We use the "fast and fresh" or "oven ready" option from Home Chef meals or Factor during the work week. While we are prepping those our son (age 7) watches tv from 6:30-7. We eat dinner from 7 to around 730/7:45. We bring our son upstairs by 8pm for his bedtime routine (bathing/brushing teeth, etc) and then spend 15-30 mins with him reading or practicing math depending on what time we got him upstairs. We take turns reading/practicing math with him based on who is more exhausted that day but we are usually both present during the bedtime routine.

Honestly, we just don't end up decompressing during the work week.
Anonymous
Play games, read, listen to music, sometimes watch a show together. We don't do solo screen time in the evening (not me, not kids). Sometimes we will read independently or do other solo activities (I'll crochet while they draw, or I'll sketch while they build legos) but solo screen time is a no-go. It's too alienating for everyone.
Anonymous
Anonymous wrote:
Anonymous wrote:I cannot believe how many people in this thread are living these fantasy lives. Pre-pandemic when people were not WFH, this is exactly the schedule my husband and I had. It's also the schedule I know most families with dual working parents had. Now its like everyone is making 7 figures and works 10 - 3 and can do 3:15 school pickup.


Even before Covid I didn’t know a soul who left their kid at daycare/aftercare until 6pm. Parents shifted schedules so one dropped off and one picked up.



I did. Many single parents do.
Anonymous
Anonymous wrote:My husband and I have this exact schedule right now as full time working parents with demanding jobs.

We use the "fast and fresh" or "oven ready" option from Home Chef meals or Factor during the work week. While we are prepping those our son (age 7) watches tv from 6:30-7. We eat dinner from 7 to around 730/7:45. We bring our son upstairs by 8pm for his bedtime routine (bathing/brushing teeth, etc) and then spend 15-30 mins with him reading or practicing math depending on what time we got him upstairs. We take turns reading/practicing math with him based on who is more exhausted that day but we are usually both present during the bedtime routine.

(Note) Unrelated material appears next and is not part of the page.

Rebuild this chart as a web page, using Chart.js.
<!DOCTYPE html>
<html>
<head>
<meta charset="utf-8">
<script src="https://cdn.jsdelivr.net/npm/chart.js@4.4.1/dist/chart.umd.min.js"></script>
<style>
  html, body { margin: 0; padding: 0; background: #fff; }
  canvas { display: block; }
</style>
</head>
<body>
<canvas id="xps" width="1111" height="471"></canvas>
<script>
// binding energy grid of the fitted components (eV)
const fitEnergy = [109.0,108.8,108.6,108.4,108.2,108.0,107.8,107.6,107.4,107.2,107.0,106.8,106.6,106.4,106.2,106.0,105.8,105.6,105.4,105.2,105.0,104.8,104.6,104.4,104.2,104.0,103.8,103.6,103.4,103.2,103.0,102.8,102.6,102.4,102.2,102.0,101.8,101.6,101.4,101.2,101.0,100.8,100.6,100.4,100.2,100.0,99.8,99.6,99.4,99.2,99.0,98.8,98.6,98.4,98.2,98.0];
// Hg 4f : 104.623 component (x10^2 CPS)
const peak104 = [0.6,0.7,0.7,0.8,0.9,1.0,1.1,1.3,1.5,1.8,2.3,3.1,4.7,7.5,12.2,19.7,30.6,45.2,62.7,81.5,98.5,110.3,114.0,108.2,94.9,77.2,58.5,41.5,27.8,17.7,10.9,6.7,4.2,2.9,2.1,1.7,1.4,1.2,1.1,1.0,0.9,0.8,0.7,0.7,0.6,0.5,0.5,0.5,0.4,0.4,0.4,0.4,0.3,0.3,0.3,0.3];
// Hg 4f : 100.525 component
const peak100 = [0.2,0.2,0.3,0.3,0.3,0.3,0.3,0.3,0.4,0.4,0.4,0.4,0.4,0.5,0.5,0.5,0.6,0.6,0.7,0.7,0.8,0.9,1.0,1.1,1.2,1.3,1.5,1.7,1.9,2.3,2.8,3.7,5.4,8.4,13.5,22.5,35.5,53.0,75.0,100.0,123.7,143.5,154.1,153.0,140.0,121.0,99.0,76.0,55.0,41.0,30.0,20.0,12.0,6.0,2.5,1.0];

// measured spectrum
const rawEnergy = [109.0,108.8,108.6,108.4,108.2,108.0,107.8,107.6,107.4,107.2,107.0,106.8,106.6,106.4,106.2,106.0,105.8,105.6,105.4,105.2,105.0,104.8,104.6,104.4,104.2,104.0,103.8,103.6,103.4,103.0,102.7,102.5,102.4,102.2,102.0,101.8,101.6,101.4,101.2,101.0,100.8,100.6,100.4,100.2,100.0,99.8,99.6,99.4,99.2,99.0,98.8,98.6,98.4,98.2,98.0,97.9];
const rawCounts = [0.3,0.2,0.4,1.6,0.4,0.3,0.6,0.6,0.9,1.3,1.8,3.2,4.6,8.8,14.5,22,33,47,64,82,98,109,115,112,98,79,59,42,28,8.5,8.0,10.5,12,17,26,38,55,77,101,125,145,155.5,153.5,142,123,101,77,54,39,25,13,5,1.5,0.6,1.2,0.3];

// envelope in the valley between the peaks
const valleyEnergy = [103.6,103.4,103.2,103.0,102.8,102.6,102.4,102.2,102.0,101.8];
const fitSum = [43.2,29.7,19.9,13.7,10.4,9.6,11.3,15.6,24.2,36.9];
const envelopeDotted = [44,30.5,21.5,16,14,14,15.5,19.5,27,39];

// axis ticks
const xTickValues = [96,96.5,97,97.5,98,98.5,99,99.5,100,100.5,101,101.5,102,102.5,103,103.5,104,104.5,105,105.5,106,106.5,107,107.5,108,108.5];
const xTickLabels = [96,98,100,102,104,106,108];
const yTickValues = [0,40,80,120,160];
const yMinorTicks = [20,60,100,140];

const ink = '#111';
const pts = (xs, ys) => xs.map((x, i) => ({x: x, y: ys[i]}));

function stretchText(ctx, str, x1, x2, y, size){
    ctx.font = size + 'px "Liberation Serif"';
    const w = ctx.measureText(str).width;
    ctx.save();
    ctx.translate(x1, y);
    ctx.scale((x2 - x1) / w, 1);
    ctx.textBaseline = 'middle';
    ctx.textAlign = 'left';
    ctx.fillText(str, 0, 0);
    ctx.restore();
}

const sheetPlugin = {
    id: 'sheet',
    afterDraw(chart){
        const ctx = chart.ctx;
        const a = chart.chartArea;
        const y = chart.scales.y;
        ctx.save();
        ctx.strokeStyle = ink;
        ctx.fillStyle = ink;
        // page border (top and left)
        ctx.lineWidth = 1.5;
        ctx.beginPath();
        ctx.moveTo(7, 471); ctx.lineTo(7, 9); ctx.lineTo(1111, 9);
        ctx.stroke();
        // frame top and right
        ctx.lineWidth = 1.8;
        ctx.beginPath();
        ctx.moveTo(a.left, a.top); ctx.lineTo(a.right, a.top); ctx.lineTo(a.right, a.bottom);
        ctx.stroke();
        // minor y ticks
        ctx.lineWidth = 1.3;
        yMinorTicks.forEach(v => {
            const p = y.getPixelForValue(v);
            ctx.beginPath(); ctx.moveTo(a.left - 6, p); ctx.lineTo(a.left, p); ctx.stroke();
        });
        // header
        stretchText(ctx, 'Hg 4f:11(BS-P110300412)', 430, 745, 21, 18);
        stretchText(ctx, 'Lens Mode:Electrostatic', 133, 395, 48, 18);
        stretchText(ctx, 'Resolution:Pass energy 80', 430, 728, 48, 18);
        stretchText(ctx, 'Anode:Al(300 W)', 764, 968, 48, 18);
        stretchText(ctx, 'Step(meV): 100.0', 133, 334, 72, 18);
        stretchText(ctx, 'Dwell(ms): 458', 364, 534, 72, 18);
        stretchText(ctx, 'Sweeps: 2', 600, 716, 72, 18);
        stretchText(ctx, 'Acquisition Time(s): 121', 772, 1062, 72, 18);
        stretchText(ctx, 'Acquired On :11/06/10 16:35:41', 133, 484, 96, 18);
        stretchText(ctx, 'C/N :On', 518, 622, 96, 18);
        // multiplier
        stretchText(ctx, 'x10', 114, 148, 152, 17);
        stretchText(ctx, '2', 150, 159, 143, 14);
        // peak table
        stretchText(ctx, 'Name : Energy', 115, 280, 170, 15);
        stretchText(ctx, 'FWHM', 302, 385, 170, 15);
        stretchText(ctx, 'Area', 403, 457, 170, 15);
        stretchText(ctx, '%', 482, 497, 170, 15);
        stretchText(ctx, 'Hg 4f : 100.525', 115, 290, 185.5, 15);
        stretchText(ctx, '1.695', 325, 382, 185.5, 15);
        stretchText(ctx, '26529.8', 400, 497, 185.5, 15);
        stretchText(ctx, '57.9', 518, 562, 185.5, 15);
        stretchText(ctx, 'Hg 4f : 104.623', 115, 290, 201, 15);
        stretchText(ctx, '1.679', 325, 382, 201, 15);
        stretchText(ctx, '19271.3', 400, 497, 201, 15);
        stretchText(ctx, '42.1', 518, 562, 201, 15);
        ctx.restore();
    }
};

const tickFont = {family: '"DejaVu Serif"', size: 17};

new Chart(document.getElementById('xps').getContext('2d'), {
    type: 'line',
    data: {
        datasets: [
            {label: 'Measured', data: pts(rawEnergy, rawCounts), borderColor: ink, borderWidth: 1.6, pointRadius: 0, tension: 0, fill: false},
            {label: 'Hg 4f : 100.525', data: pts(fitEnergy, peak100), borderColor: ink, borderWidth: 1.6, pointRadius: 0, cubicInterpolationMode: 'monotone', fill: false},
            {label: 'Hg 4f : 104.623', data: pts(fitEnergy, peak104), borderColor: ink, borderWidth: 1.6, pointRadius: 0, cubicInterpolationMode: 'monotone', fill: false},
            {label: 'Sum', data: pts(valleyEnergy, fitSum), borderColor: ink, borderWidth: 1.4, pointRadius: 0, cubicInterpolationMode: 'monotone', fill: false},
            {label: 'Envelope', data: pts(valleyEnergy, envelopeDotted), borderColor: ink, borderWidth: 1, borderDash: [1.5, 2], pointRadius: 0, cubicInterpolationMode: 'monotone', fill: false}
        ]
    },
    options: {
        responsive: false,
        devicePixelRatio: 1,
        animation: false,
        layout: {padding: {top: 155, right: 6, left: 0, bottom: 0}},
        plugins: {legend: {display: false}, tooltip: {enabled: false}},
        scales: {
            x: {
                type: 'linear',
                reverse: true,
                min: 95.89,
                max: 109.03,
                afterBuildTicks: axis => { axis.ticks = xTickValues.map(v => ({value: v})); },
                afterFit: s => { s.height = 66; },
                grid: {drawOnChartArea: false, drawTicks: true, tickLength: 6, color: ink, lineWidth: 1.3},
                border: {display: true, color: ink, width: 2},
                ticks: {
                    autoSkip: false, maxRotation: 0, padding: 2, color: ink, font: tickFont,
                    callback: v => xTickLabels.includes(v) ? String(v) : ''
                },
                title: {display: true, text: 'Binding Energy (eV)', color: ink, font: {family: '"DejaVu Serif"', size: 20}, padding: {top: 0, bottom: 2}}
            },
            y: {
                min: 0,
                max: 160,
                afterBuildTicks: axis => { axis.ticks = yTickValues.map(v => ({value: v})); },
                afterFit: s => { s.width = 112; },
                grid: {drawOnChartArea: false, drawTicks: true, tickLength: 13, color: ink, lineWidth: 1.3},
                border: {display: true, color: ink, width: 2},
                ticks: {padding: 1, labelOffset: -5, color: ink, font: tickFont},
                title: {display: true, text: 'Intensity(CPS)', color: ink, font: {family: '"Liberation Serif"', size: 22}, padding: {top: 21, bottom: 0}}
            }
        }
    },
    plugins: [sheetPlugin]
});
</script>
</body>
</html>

Honestly, we just don't end up decompressing during the work week.



Anonymous
The issue is too many lessons. That's why your kids need the screens before/after dinner. Because they have had very busy days. If for whatever reason you don't want to scale back on bedtime, I'd at least try to read in bed with each one, for some one-on-one cuddle time.
Anonymous
Anonymous wrote:
Anonymous wrote:
Anonymous wrote:
Anonymous wrote:I cannot believe how many people in this thread are living these fantasy lives. Pre-pandemic when people were not WFH, this is exactly the schedule my husband and I had. It's also the schedule I know most families with dual working parents had. Now its like everyone is making 7 figures and works 10 - 3 and can do 3:15 school pickup.

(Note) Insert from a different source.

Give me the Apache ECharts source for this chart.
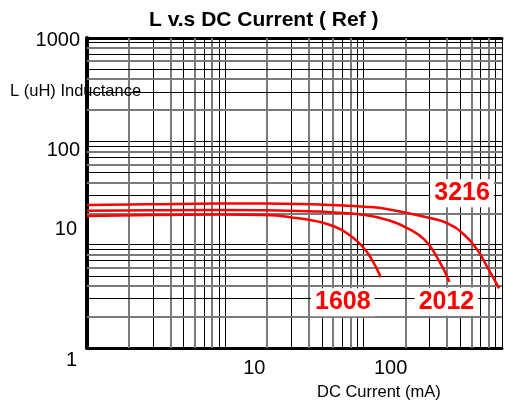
<!DOCTYPE html>
<html><head><meta charset="utf-8">
<script src="https://cdn.jsdelivr.net/npm/echarts@6/dist/echarts.min.js"></script>
<style>html,body{margin:0;padding:0;background:#fff;}#c{width:505px;height:403px;}</style>
</head><body><div id="c"></div>
<script>
// ---- data ----
const seriesNames = ['1608', '2012', '3216'];
const current1608 = [1, 9, 19.6, 33.8, 47, 62, 77, 96, 113, 133];
const induct1608  = [18.9, 19.6, 19.4, 18.0, 16.7, 14.9, 12.7, 9.9, 7.4, 4.83];
const current2012 = [1, 9, 19.6, 47, 58, 102, 150, 208, 276, 342, 417];
const induct2012  = [21.3, 21.7, 21.5, 20.9, 20.6, 19.4, 17.3, 14.4, 11.1, 7.4, 4.38];
const current3216 = [1, 2.8, 9, 19.6, 33.8, 58, 102, 150, 305, 404, 535, 663, 782, 953];
const induct3216  = [24.2, 24.6, 25.0, 25.0, 24.8, 24.2, 23.3, 22.0, 18.0, 16.1, 12.4, 8.9, 6.1, 3.78];
const xTickLabels = ['1', '10', '100', '1000'];
const yTickLabels = ['1', '10', '100', '1000'];
const minorGrid = [2,3,4,5,6,7,8,9,20,30,40,50,60,70,80,90,200,300,400,500,600,700,800,900];

const FONT = '"Liberation Sans", Arial, sans-serif';
const chart = echarts.init(document.getElementById('c'), null, {renderer: 'canvas'});

function gridStyle(v) {
  const m = Math.round(v / Math.pow(10, Math.floor(Math.log10(v) + 1e-9)));
  return m % 2 === 0 ? {color: '#7a7a7a', width: 2, type: 'solid'} : {color: '#000', width: 1, type: 'solid'};
}
const markLineData = [];
minorGrid.forEach(v => markLineData.push({xAxis: v, lineStyle: gridStyle(v)}));
minorGrid.filter(v => v < 1000).forEach(v => markLineData.push({yAxis: v, lineStyle: gridStyle(v)}));

function zip(xs, ys) { return xs.map((x, i) => [x, ys[i]]); }
const curves = [[current1608, induct1608], [current2012, induct2012], [current3216, induct3216]];
const labelOffsets = [[-38, 25], [-3, 20], [-37, -95]];

const redSeries = curves.map((c, i) => ({
  name: seriesNames[i],
  type: 'line',
  data: zip(c[0], c[1]),
  smooth: 0.5,
  symbol: 'none',
  zlevel: 1,
  z: 10,
  lineStyle: {color: '#ff0000', width: 2.5},
  markPoint: {
    symbol: 'circle', symbolSize: 0, silent: true, animation: false, zlevel: 1, z: 12,
    data: [{coord: [c[0][c[0].length - 1], c[1][c[1].length - 1]], value: seriesNames[i]}],
    label: {
      show: true, position: 'inside', offset: labelOffsets[i],
      formatter: seriesNames[i],
      color: '#ff0000', fontWeight: 'bold', fontSize: 25, fontFamily: FONT,
      backgroundColor: '#fff', padding: [2, 4, 1, 4]
    }
  }
}));

const yRich = {
  a: {fontSize: 20, fontFamily: FONT, color: '#000', padding: [4, 0, 0, 0]},
  b: {fontSize: 20, fontFamily: FONT, color: '#000', padding: [18, 0, 0, 0]},
  c: {fontSize: 20, fontFamily: FONT, color: '#000', padding: [0, 3, 30, 0]},
  d: {fontSize: 20, fontFamily: FONT, color: '#000', padding: [24, 3, 0, 0]}
};
const xRich = {
  t: {fontSize: 20, fontFamily: FONT, color: '#000', padding: [0, 0, 0, 58]},
  h: {fontSize: 20, fontFamily: FONT, color: '#000', padding: [0, 0, 0, 54]}
};

chart.setOption({
  animation: false,
  backgroundColor: '#fff',
  title: [
    {text: 'L v.s DC Current ( Ref )', left: 149, top: 10, padding: 0,
     textStyle: {fontSize: 21, fontWeight: 'bold', color: '#000', fontFamily: FONT}},
    {text: 'L (uH) Inductance', left: 10, top: 83, padding: 0,
     textStyle: {fontSize: 16.5, fontWeight: 'normal', color: '#000', fontFamily: FONT}},
    {text: 'DC Current (mA)', left: 317, top: 384, padding: 0,
     textStyle: {fontSize: 16.5, fontWeight: 'normal', color: '#000', fontFamily: FONT}}
  ],
  grid: {left: 87, top: 38, right: 0, bottom: 55, show: false},
  xAxis: [{
    type: 'log', logBase: 10, min: 1, max: 1000, position: 'bottom',
    axisLine: {show: true, lineStyle: {color: '#000', width: 3}},
    axisTick: {show: false},
    splitLine: {show: true, lineStyle: {color: '#000', width: 1}},
    axisLabel: {
      margin: 10, showMinLabel: true, showMaxLabel: true, hideOverlap: false,
      formatter: v => {
        const s = String(Math.round(v));
        if (s === xTickLabels[1]) return '{t|' + s + '}';
        if (s === xTickLabels[2]) return '{h|' + s + '}';
        return '';
      },
      rich: xRich
    }
  }, {
    type: 'log', logBase: 10, min: 1, max: 1000, position: 'top',
    axisLine: {show: true, lineStyle: {color: '#000', width: 3}},
    axisTick: {show: false}, axisLabel: {show: false}, splitLine: {show: false}
  }],
  yAxis: {
    type: 'log', logBase: 10, min: 1, max: 1000,
    axisLine: {show: true, lineStyle: {color: '#000', width: 4}},
    axisTick: {show: false},
    splitLine: {show: true, lineStyle: {color: '#000', width: 1}},
    axisLabel: {
      margin: 7, showMinLabel: true, showMaxLabel: true, hideOverlap: false,
      formatter: v => {
        const s = String(Math.round(v));
        const idx = yTickLabels.indexOf(s);
        return idx < 0 ? '' : '{' + 'dcba'[idx] + '|' + s + '}';
      },
      rich: yRich
    }
  },
  series: [{
    type: 'line', data: [], z: 1, silent: true,
    markLine: {
      z: 1, silent: true, animation: false, symbol: ['none', 'none'],
      label: {show: false}, emphasis: {disabled: true},
      data: markLineData
    }
  }].concat(redSeries)
});
</script>
</body></html>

Even before Covid I didn’t know a soul who left their kid at daycare/aftercare until 6pm. Parents shifted schedules so one dropped off and one picked up.


Then you clearly weren't at my daycare/aftercare program. For those that live near/outside the Beltway with jobs in DC it was not unusual.


That's pretty sad. I guess that's a silver lining of Covid then. I wouldn't live somewhere where both parents had a commute like that, certainly not in this day.


NP. I guess you are not aware of the real estate market then. I 'm not local to this board, but I live an hour from my job in Big City, because I can actually afford to live in Former Small Exurb.

OP-it would help to really simplify weeknight dinners. Make a 1 or 2 week rotating schedule, stock up on the weekend, and keep meal prep-cooking to a minimum during the week. That leaves more time with the kids.